Each stage of motor development offers a new dimension of exploration and propels baby to the next stage of motor development. The natural progression of gross motor developmental phase is neck control, rolling, sitting, standing with support, standing without support and from 12 to 18 months, walking independently.
What can parents do to facilitate this development? It is important to ensure that your little ones’ environment offers stimulation of all senses and encourages exploration. You may ask, is it then a bad thing to introduce toy mobility aids or assistive devices such as a supported baby chair to help baby achieve their developmental phase of walking? The answer would be, that it is important to strike a balance and to introduce these devices at the correct time.
It is important for parents to allow babies to naturally lead their way through their motor developmental phases.
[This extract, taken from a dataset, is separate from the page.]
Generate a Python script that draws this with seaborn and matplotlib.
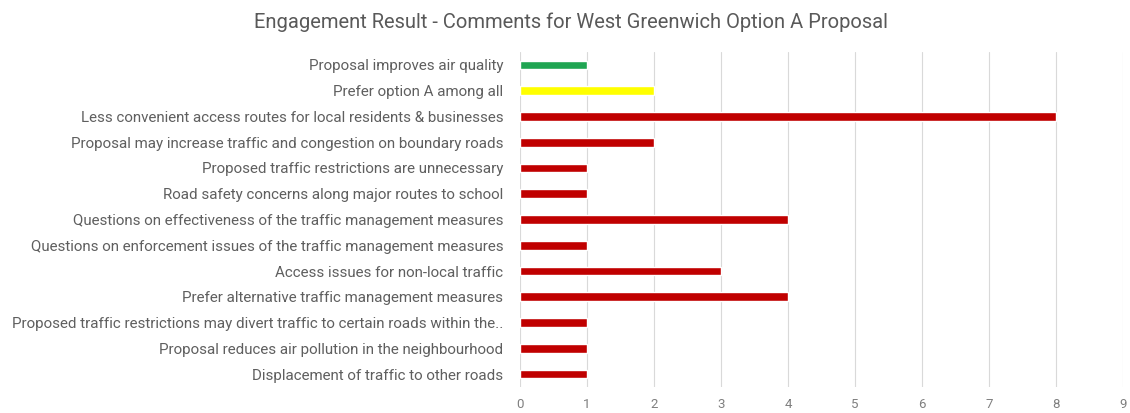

In so doing, you are allowing brain development, language development, and baby’s spatial awareness to develop naturally. This helps baby to learn how to interact with their environment to get their desired outcome through movement.
A lot of brain development and information processing occurs between the development phase of sitting and walking. This is when baby starts to learn to crawl and pull themselves up into a standing position. During this transition, there are more benefits in allowing baby to master their movements on their own rather than introducing assistive devices or toys.
First, you need to allow baby to develop adequate upper body control, and to achieve some controlled body movements. Do not deprive your baby of opportunities for self-initiated or self-produced mobility. Assistive devices such as sitting aids and walkers should be introduced once baby has shown the initiative and attempted to get into the desired motor position. This ensures that the baby has processed information and is working out bilateral symmetry, crossing of the midline and is mastering controlled purposeful movements, which will ultimately be followed by the alternating coordinated movements that are needed for walking and running.
What is imperative during this stage is to ensure babies level of comfort. A comfortable baby is a moving baby. By giving your little ones, the support and confidence needed to develop and explore the world around them you are allowing their movement to naturally progress and develop.